MECHANISMS OF AIR-ASSISTED LIQUID ATOMIZATION

Abstract

A well-controlled experimental apparatus was used to investigate the air-assisted liquid drop atomization process. High-magnification, high-speed photography as well as conventional spray field photography was used to study the breakup of a monodisperse stream of drops injected into a transverse high-velocity air stream. The gas velocity profile, liquid drop velocity, and size were determined by laser Doppler velocimetry (LDV) and a phase Doppler particle analyzer (PDPA). The experiments gave information about the microscopic structure of the liquid breakup process, drop breakup regimes, drag coefficients of atomizing drops, breakup drop size distributions, and drop trajectories. At low gas-liquid relative velocities, the microscopic photographs confirmed the existence of bag and stripping breakup regimes.

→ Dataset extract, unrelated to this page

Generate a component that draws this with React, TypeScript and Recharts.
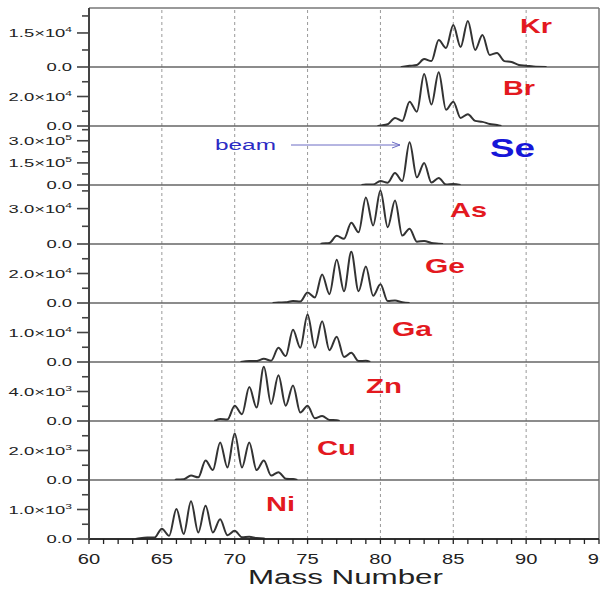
import React from 'react';
import { LineChart, Line, XAxis, YAxis, ReferenceLine } from 'recharts';

// ---- data (mass number, counts) ----
const KR: [number, number][] = [
  [81.4, 0], [82, 500], [82.5, 900], [83, 3500], [83.5, 2600], [84, 11900], [84.5, 8400],
  [85, 18500], [85.5, 8800], [86, 20300], [86.5, 7500], [87, 14100], [87.5, 5300],
  [88, 6200], [88.5, 2600], [89, 2200], [89.5, 900], [90, 600], [90.5, 200], [91.4, 0],
];
const BR: [number, number][] = [
  [79.8, 0], [80, 300], [80.5, 1200], [81, 5500], [81.5, 3400], [82, 16500], [82.5, 9700],
  [83, 35200], [83.5, 14500], [84, 36500], [84.5, 11000], [85, 16500], [85.5, 5500],
  [86, 8000], [86.5, 3500], [87, 2800], [87.5, 1400], [88, 700], [88.3, 0],
];
const SE: [number, number][] = [
  [78.7, 0], [79, 3000], [79.5, 3500], [80, 27000], [80.5, 16000], [81, 82000], [81.5, 27000],
  [82, 290000], [82.5, 52000], [83, 150000], [83.5, 17000], [84, 48000], [84.5, 3000],
  [85, 7000], [85.5, 0],
];
const AS: [number, number][] = [
  [75.9, 0], [76, 500], [76.5, 900], [77, 6900], [77.5, 4500], [78, 18000], [78.5, 9900],
  [79, 39400], [79.5, 15700], [80, 45400], [80.5, 14200], [81, 36900], [81.5, 7100],
  [82, 12900], [82.5, 2000], [83, 2600], [83.5, 900], [84, 300], [84.3, 0],
];
const GE: [number, number][] = [
  [72.6, 0], [73, 300], [73.5, 500], [74, 1300], [74.5, 1000], [75, 7100], [75.5, 3800],
  [76, 19300], [76.5, 6000], [77, 29300], [77.5, 8000], [78, 34700], [78.5, 8000],
  [79, 24700], [79.5, 4900], [80, 12700], [80.5, 1300], [81, 1700], [81.5, 500], [82, 0],
];
const GA: [number, number][] = [
  [70.4, 0], [71, 300], [71.5, 300], [72, 1100], [72.5, 450], [73, 4800], [73.5, 2000],
  [74, 10900], [74.5, 4800], [75, 16100], [75.5, 4800], [76, 13800], [76.5, 4000],
  [77, 8600], [77.5, 1700], [78, 3100], [78.5, 350], [79, 400], [79.3, 0],
];
const ZN: [number, number][] = [
  [68.6, 0], [69, 280], [69.5, 200], [70, 2070], [70.5, 920], [71, 4600], [71.5, 1840],
  [72, 7360], [72.5, 2300], [73, 6200], [73.5, 2070], [74, 4830], [74.5, 1150],
  [75, 2070], [75.5, 370], [76, 690], [76.5, 150], [77, 100], [77.2, 0],
];
const CU: [number, number][] = [
  [65.9, 0], [66, 30], [66.5, 50], [67, 300], [67.5, 180], [68, 1330], [68.5, 670],
  [69, 2550], [69.5, 850], [70, 3150], [70.5, 850], [71, 2550], [71.5, 670],
  [72, 1330], [72.5, 300], [73, 530], [73.5, 90], [74, 60], [74.3, 0],
];
const NI: [number, number][] = [
  [63.2, 0], [63.5, 30], [64, 55], [64.5, 50], [65, 350], [65.5, 110], [66, 1020], [66.5, 170],
  [67, 1280], [67.5, 220], [68, 1130], [68.5, 220], [69, 670], [69.5, 130], [70, 280],
  [70.5, 60], [71, 80], [71.5, 30], [72, 20], [72.1, 0],
];

const ELEMENTS = ['Kr', 'Br', 'Se', 'As', 'Ge', 'Ga', 'Zn', 'Cu', 'Ni'];
const SERIES = [KR, BR, SE, AS, GE, GA, ZN, CU, NI];
const Y_MAX = [26000, 40000, 400000, 50000, 40000, 20000, 8000, 4000, 2000];
const Y_MAJOR = [
  [0, 15000], [0, 20000], [0, 150000, 300000], [0, 30000], [0, 20000],
  [0, 10000], [0, 4000], [0, 2000], [0, 1000],
];
const Y_MINOR = [
  [7500, 22500], [10000, 30000], [75000, 225000, 375000], [15000, 45000], [10000, 30000],
  [5000, 15000], [2000, 6000], [1000, 3000], [500, 1500],
];
const MASS_TICKS = [60, 61, 62, 63, 64, 65, 66, 67, 68, 69, 70, 71, 72, 73, 74, 75, 76, 77, 78, 79,
  80, 81, 82, 83, 84, 85, 86, 87, 88, 89, 90, 91, 92, 93, 94, 95];
const MASS_LABELS = [60, 65, 70, 75, 80, 85, 90, 95];
const GRID_MASSES = [65, 70, 75, 80, 85, 90];

// ---- layout / style ----
const FONT = '"Liberation Sans", Arial, Helvetica, sans-serif';
const AXIS_X = 89;
const PANEL_TOP = 8;
const PANEL_H = 59;
const PAD = 10;
const X_AXIS_H = 51;
const LABELS = [
  { x: 520, y: 33, w: 32, size: 21, color: '#e3191f' },
  { x: 503, y: 95, w: 32, size: 21, color: '#e3191f' },
  { x: 490, y: 157, w: 45, size: 26, color: '#1616d8' },
  { x: 450, y: 217, w: 37, size: 21, color: '#e3191f' },
  { x: 425, y: 273, w: 40, size: 21, color: '#e3191f' },
  { x: 392, y: 336, w: 40, size: 21, color: '#e3191f' },
  { x: 366, y: 393, w: 36, size: 21, color: '#e3191f' },
  { x: 317, y: 455, w: 39, size: 21, color: '#e3191f' },
  { x: 266, y: 511, w: 29, size: 21, color: '#e3191f' },
];

function formatSci(v: number) {
  if (v === 0) return { m: '0.0', e: '' };
  const e = Math.floor(Math.log10(v));
  const m = (v / Math.pow(10, e)).toFixed(1);
  return { m: `${m}\u00d710`, e: String(e) };
}

function makeYTick(majors: number[]) {
  return (props: any) => {
    const { y, payload } = props;
    const v = payload.value as number;
    const major = majors.includes(v);
    const f = formatSci(v);
    return (
      <g>
        <line x1={AXIS_X - (major ? 12 : 7)} x2={AXIS_X} y1={y} y2={y} stroke="#444" strokeWidth={1.6} />
        {major && (
          <text
            transform={`translate(${AXIS_X - 17},${y + 4}) scale(1.6,1)`}
            textAnchor="end"
            fontSize={11.5}
            fontFamily={FONT}
            fill="#222"
          >
            {f.m}
            {f.e && (
              <tspan dy={-5} fontSize={7.5}>
                {f.e}
              </tspan>
            )}
          </text>
        )}
      </g>
    );
  };
}

const XTick = (props: any) => {
  const { x, payload } = props;
  const v = payload.value as number;
  const labeled = MASS_LABELS.includes(v);
  const base = PAD + PANEL_H;
  return (
    <g>
      <line x1={x} x2={x} y1={base} y2={base + 5} stroke="#222" strokeWidth={1.3} />
      {labeled && (
        <text
          transform={`translate(${x},${base + 25}) scale(1.3,1)`}
          textAnchor="middle"
          fontSize={15.5}
          fontFamily={FONT}
          fill="#222"
        >
          {v}
        </text>
      )}
    </g>
  );
};

function Panel({ idx }: { idx: number }) {
  const last = idx === SERIES.length - 1;
  const data = SERIES[idx].map(([m, v]) => ({ m, v }));
  const ticks = [...Y_MAJOR[idx], ...Y_MINOR[idx]].sort((a, b) => a - b);
  return (
    <LineChart
      width={600}
      height={PANEL_H + 2 * PAD + (last ? X_AXIS_H : 0)}
      data={data}
      margin={{ top: PAD, right: 1, bottom: last ? 0 : PAD, left: 0 }}
      style={{ position: 'absolute', left: 0, top: PANEL_TOP + PANEL_H * idx - PAD }}
    >
      <XAxis
        type="number"
        dataKey="m"
        domain={[60, 95]}
        ticks={MASS_TICKS}
        interval={0}
        allowDataOverflow
        hide={!last}
        height={last ? X_AXIS_H + PAD : 0}
        tickLine={false}
        axisLine={{ stroke: '#222', strokeWidth: 1.6 }}
        tick={XTick}
      />
      <YAxis
        type="number"
        domain={[0, Y_MAX[idx]]}
        ticks={ticks}
        interval={0}
        allowDataOverflow
        width={AXIS_X}
        tickLine={false}
        axisLine={{ stroke: '#444', strokeWidth: 2 }}
        tick={makeYTick(Y_MAJOR[idx])}
      />
      {GRID_MASSES.map((g) => (
        <ReferenceLine key={g} x={g} stroke="#999" strokeDasharray="3 3" strokeWidth={1} />
      ))}
      <ReferenceLine x={95} stroke="#777" strokeWidth={1.5} />
      {idx === 0 && <ReferenceLine y={Y_MAX[idx]} stroke="#777" strokeWidth={1.5} />}
      <ReferenceLine y={0} stroke={last ? '#222' : '#666'} strokeWidth={1.5} />
      <Line
        type="monotone"
        dataKey="v"
        stroke="#333"
        strokeWidth={2}
        dot={false}
        isAnimationActive={false}
      />
    </LineChart>
  );
}

export default function App() {
  return (
    <div
      style={{
        position: 'absolute',
        left: 0,
        top: 0,
        width: 600,
        height: 590,
        background: '#fff',
        overflow: 'hidden',
        fontFamily: FONT,
      }}
    >
      {SERIES.map((_, i) => (
        <Panel key={ELEMENTS[i]} idx={i} />
      ))}
      <svg
        width={600}
        height={590}
        style={{ position: 'absolute', left: 0, top: 0, pointerEvents: 'none' }}
      >
        {ELEMENTS.map((el, i) => (
          <text
            key={el}
            x={LABELS[i].x}
            y={LABELS[i].y}
            textLength={LABELS[i].w}
            lengthAdjust="spacingAndGlyphs"
            fontSize={LABELS[i].size}
            fontWeight="bold"
            fontFamily={FONT}
            fill={LABELS[i].color}
          >
            {el}
          </text>
        ))}
        <text
          x={215}
          y={150}
          textLength={61}
          lengthAdjust="spacingAndGlyphs"
          fontSize={14}
          fontFamily={FONT}
          fill="#2c2cc4"
        >
          beam
        </text>
        <line x1={291} x2={400} y1={145} y2={145} stroke="#6c6cc4" strokeWidth={1} />
        <polyline points="392,142 400,145 392,148" fill="none" stroke="#6c6cc4" strokeWidth={1} />
        <text
          x={248}
          y={584}
          textLength={195}
          lengthAdjust="spacingAndGlyphs"
          fontSize={20}
          fontFamily={FONT}
          fill="#222"
        >
          Mass Number
        </text>
      </svg>
    </div>
  );
}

The photographs also revealed the nature of high-speed, "catastrophic," liquid atomization, which appears to be due to the development of instability waves on the liquid surface. A model based on aerodynamic liquid breakup theory was used to study the influences of the drop drag coefficient and the breakup time on the drop trajectory during the drop atomization process. Previously proposed expressions for the drop drag coefficient and the breakup time constant were tested by comparing the calculated trajectories with the measurements.